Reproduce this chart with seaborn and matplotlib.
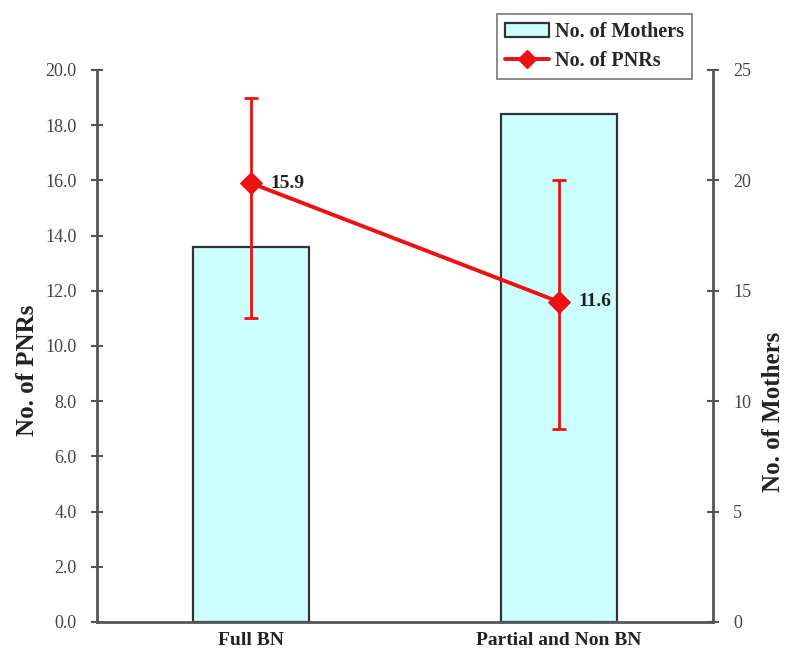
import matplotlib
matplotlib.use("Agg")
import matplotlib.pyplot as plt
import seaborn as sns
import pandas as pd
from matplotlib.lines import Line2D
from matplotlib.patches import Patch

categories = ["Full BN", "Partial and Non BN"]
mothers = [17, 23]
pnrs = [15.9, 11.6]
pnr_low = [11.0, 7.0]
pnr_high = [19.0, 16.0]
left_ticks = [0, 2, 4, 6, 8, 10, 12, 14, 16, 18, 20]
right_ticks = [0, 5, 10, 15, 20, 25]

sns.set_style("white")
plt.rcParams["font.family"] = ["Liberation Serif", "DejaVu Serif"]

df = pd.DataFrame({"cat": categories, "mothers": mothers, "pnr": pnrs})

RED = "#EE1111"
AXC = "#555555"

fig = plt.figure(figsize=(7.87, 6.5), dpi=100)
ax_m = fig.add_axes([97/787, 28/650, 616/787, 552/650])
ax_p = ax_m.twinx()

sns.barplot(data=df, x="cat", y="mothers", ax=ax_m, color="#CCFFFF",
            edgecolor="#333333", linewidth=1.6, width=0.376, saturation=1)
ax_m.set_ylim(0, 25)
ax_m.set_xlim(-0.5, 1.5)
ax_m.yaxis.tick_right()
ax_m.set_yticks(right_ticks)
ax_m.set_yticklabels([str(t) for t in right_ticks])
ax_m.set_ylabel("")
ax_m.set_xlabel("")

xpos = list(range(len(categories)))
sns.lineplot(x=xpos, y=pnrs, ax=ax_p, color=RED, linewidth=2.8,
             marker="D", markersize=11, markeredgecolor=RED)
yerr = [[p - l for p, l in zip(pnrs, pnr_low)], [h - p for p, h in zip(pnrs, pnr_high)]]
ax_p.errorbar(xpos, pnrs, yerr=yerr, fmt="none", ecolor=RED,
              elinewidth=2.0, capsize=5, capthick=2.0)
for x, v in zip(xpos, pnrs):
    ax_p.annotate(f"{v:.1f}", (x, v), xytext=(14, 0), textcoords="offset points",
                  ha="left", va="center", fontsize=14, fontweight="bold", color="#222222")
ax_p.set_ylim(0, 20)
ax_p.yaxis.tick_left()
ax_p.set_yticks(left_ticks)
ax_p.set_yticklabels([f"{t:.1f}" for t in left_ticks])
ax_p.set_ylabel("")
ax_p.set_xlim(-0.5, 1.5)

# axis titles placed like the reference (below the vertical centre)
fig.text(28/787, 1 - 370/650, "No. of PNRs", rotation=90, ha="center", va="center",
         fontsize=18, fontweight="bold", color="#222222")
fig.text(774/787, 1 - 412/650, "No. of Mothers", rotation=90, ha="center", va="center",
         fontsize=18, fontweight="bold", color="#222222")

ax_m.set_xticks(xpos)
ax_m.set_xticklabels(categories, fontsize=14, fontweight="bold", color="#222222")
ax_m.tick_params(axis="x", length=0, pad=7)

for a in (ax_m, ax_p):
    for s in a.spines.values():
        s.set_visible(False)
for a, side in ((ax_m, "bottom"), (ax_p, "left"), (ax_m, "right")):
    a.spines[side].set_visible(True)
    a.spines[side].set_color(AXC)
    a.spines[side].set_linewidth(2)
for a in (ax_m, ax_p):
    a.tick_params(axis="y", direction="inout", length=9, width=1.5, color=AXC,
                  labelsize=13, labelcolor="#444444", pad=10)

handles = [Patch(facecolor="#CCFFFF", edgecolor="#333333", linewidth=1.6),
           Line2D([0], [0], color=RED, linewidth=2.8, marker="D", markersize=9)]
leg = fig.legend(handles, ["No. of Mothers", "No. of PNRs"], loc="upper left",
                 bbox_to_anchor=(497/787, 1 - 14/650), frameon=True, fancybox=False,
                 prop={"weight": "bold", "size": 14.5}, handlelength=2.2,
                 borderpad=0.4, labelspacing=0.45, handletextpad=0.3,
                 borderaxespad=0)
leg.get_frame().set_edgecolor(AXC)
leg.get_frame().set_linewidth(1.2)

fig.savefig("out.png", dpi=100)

※ ※ ※

» AIM OF THE EXERCISE
Skip the pictures and restate exactly the lines from the beginning of the listing to the line with "from matplotlib.patches import Patch", that line included.

» TASK ANSWER
Reproduce this chart with seaborn and matplotlib.
import matplotlib
matplotlib.use("Agg")
import matplotlib.pyplot as plt
import seaborn as sns
import pandas as pd
from matplotlib.lines import Line2D
from matplotlib.patches import Patch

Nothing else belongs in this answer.